> Exercise directions: Take every line from the first down to the line with "const fadedRow = 4;" and set it down exactly, without the pictures.

> Data section:
-.-.-
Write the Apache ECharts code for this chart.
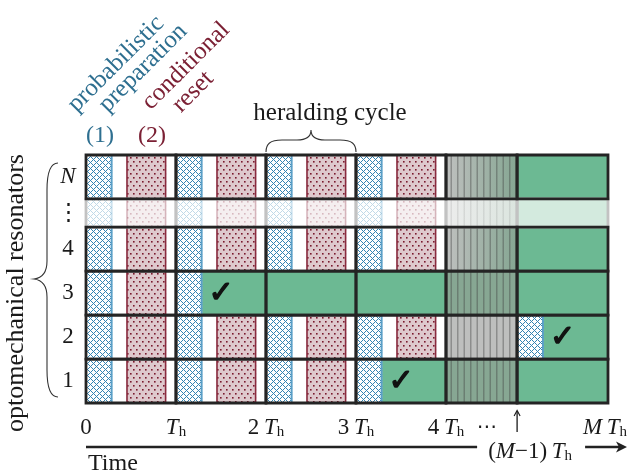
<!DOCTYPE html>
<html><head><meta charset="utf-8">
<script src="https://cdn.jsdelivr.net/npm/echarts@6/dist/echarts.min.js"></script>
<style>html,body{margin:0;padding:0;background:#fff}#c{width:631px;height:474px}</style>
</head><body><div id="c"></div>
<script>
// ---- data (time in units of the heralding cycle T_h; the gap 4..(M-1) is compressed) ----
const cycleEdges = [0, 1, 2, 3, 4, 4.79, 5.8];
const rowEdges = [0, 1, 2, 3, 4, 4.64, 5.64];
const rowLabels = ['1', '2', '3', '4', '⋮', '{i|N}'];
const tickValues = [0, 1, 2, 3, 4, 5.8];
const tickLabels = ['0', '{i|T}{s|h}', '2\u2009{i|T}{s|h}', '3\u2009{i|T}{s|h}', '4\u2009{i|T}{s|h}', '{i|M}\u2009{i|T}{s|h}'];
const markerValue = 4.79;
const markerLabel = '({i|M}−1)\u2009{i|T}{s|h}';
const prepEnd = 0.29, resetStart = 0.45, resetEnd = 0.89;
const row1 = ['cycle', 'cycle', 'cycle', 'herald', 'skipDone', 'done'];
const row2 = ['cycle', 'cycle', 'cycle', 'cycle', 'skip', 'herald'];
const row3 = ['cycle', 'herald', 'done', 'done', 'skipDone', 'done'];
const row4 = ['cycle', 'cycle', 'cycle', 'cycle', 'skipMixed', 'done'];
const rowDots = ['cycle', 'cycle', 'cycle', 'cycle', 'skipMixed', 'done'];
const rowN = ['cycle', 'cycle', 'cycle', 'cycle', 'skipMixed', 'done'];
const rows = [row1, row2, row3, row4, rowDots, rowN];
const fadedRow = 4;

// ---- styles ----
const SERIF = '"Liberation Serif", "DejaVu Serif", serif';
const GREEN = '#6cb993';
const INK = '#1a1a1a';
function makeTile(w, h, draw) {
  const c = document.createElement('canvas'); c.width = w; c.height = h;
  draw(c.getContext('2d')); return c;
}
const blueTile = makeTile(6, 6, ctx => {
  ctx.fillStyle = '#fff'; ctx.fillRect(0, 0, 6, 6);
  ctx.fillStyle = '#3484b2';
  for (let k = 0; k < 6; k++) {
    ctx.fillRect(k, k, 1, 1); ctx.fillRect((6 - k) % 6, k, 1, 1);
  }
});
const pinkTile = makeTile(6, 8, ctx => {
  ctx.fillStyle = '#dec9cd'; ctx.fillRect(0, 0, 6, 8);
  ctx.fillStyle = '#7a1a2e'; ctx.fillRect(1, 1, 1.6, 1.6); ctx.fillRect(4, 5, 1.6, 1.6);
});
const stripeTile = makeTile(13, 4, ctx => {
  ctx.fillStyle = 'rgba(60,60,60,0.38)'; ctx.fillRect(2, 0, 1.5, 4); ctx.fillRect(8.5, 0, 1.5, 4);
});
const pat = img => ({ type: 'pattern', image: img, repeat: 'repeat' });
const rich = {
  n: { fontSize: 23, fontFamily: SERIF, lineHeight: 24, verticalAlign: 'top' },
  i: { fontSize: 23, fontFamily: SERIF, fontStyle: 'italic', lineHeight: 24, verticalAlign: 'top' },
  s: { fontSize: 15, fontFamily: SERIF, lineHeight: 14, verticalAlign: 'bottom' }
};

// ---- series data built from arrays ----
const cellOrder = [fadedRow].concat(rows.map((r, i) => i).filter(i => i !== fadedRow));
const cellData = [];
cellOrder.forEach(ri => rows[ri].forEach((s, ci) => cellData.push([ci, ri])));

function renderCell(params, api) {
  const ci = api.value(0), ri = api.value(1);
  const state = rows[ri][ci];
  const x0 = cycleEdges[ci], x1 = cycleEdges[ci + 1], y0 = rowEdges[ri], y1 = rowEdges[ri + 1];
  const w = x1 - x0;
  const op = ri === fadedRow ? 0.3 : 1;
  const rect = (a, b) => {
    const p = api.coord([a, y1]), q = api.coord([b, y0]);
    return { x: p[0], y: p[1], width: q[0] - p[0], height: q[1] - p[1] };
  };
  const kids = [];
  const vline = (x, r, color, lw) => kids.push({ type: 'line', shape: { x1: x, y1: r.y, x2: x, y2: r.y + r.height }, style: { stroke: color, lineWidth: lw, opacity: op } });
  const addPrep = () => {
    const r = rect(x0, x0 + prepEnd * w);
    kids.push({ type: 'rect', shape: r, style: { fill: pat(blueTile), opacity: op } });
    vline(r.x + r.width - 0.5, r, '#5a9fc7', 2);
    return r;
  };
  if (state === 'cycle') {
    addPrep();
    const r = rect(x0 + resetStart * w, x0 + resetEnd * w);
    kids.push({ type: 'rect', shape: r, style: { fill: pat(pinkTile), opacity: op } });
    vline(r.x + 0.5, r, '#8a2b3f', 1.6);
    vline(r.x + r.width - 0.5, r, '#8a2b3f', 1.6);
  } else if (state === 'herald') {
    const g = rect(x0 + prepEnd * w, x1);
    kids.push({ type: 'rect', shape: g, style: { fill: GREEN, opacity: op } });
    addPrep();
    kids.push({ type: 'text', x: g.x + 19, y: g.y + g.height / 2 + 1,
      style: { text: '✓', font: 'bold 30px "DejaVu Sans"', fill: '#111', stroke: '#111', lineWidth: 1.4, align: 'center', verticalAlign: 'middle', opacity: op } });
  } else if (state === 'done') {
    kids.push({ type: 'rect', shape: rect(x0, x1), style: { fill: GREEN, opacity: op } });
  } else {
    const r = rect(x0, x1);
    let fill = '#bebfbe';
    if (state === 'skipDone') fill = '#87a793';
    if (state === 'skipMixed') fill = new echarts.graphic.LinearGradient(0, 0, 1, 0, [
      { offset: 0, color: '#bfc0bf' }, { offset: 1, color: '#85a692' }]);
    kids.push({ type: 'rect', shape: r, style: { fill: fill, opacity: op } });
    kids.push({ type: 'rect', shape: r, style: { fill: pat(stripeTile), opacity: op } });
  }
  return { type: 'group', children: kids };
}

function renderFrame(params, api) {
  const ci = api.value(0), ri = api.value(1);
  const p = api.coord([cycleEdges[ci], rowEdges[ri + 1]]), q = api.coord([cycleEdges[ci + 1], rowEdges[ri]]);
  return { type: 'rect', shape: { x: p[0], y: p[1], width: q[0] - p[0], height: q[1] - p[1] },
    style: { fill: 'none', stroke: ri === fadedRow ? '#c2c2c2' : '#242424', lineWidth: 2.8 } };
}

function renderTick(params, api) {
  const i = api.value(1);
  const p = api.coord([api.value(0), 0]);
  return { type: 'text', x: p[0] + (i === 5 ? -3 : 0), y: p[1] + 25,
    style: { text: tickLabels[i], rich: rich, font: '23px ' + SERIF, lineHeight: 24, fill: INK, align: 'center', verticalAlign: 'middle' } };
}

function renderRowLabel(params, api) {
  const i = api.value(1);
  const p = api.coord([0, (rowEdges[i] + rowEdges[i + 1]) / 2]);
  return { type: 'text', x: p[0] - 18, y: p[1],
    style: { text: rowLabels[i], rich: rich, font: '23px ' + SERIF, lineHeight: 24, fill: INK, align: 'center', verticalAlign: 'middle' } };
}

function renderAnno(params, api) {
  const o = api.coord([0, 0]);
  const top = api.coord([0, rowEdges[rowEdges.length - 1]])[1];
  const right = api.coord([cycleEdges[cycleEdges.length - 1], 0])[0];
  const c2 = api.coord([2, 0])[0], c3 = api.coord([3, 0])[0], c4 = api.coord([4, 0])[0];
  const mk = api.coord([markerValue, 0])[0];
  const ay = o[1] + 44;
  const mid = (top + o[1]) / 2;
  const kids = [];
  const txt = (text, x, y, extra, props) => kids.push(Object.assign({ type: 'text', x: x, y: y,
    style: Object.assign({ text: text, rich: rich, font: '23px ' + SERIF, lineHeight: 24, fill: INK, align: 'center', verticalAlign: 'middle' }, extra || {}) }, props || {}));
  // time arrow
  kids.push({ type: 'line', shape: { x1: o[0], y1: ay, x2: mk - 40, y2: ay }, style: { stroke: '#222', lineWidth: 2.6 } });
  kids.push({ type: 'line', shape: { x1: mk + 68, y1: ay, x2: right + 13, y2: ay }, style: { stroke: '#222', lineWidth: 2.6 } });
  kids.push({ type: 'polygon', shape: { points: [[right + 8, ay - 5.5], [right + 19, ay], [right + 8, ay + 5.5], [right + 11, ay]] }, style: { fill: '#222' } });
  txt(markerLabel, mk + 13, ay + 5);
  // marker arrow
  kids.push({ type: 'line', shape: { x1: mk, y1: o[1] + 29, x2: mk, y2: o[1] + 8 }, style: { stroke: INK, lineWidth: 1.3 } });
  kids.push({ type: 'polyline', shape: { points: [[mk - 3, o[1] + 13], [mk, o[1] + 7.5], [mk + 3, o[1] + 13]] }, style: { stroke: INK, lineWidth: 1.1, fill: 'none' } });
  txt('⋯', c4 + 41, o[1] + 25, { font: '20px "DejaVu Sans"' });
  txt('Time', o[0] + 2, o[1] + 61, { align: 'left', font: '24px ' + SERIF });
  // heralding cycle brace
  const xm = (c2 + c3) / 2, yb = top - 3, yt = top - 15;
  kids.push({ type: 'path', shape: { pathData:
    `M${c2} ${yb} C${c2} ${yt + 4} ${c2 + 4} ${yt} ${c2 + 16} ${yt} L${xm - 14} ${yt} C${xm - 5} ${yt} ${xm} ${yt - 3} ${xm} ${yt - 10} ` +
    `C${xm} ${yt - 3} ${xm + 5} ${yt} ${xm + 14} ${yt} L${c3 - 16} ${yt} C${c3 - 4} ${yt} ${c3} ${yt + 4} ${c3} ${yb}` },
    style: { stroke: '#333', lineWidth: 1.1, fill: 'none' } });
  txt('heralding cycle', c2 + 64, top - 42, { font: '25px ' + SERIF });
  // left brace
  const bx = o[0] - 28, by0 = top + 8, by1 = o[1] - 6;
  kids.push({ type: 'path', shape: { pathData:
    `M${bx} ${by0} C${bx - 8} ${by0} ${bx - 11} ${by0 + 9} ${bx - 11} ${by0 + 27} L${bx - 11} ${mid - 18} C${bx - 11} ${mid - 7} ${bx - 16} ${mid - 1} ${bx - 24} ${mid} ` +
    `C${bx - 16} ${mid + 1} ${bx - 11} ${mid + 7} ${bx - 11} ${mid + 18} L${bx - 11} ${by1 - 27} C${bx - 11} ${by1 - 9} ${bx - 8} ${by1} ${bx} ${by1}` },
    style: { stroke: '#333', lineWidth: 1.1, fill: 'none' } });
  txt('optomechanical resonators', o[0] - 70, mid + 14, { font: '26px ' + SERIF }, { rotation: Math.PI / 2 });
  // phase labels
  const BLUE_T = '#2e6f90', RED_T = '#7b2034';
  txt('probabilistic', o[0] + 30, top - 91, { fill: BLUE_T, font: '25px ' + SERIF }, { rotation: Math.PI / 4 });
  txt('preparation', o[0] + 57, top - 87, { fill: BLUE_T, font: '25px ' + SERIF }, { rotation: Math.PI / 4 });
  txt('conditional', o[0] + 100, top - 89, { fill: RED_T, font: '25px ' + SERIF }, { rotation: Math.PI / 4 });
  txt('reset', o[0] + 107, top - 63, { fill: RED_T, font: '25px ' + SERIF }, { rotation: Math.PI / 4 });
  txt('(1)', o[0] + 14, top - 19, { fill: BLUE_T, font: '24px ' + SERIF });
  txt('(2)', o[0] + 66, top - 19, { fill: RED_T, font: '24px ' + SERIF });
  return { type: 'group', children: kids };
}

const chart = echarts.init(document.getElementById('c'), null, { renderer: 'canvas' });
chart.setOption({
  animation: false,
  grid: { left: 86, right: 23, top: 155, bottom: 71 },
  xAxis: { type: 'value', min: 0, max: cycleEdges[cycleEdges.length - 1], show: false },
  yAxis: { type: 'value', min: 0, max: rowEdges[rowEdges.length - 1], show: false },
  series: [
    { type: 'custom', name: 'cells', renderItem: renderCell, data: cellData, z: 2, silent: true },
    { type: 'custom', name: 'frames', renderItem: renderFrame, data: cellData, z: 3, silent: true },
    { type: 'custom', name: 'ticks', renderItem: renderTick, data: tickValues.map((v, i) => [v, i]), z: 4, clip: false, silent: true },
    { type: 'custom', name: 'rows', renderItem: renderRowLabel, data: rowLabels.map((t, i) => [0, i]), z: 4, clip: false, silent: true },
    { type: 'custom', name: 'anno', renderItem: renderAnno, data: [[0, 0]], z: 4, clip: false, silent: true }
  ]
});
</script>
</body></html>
-.-.-
> Output:
Write the Apache ECharts code for this chart.
<!DOCTYPE html>
<html><head><meta charset="utf-8">
<script src="https://cdn.jsdelivr.net/npm/echarts@6/dist/echarts.min.js"></script>
<style>html,body{margin:0;padding:0;background:#fff}#c{width:631px;height:474px}</style>
</head><body><div id="c"></div>
<script>
// ---- data (time in units of the heralding cycle T_h; the gap 4..(M-1) is compressed) ----
const cycleEdges = [0, 1, 2, 3, 4, 4.79, 5.8];
const rowEdges = [0, 1, 2, 3, 4, 4.64, 5.64];
const rowLabels = ['1', '2', '3', '4', '⋮', '{i|N}'];
const tickValues = [0, 1, 2, 3, 4, 5.8];
const tickLabels = ['0', '{i|T}{s|h}', '2\u2009{i|T}{s|h}', '3\u2009{i|T}{s|h}', '4\u2009{i|T}{s|h}', '{i|M}\u2009{i|T}{s|h}'];
const markerValue = 4.79;
const markerLabel = '({i|M}−1)\u2009{i|T}{s|h}';
const prepEnd = 0.29, resetStart = 0.45, resetEnd = 0.89;
const row1 = ['cycle', 'cycle', 'cycle', 'herald', 'skipDone', 'done'];
const row2 = ['cycle', 'cycle', 'cycle', 'cycle', 'skip', 'herald'];
const row3 = ['cycle', 'herald', 'done', 'done', 'skipDone', 'done'];
const row4 = ['cycle', 'cycle', 'cycle', 'cycle', 'skipMixed', 'done'];
const rowDots = ['cycle', 'cycle', 'cycle', 'cycle', 'skipMixed', 'done'];
const rowN = ['cycle', 'cycle', 'cycle', 'cycle', 'skipMixed', 'done'];
const rows = [row1, row2, row3, row4, rowDots, rowN];
const fadedRow = 4;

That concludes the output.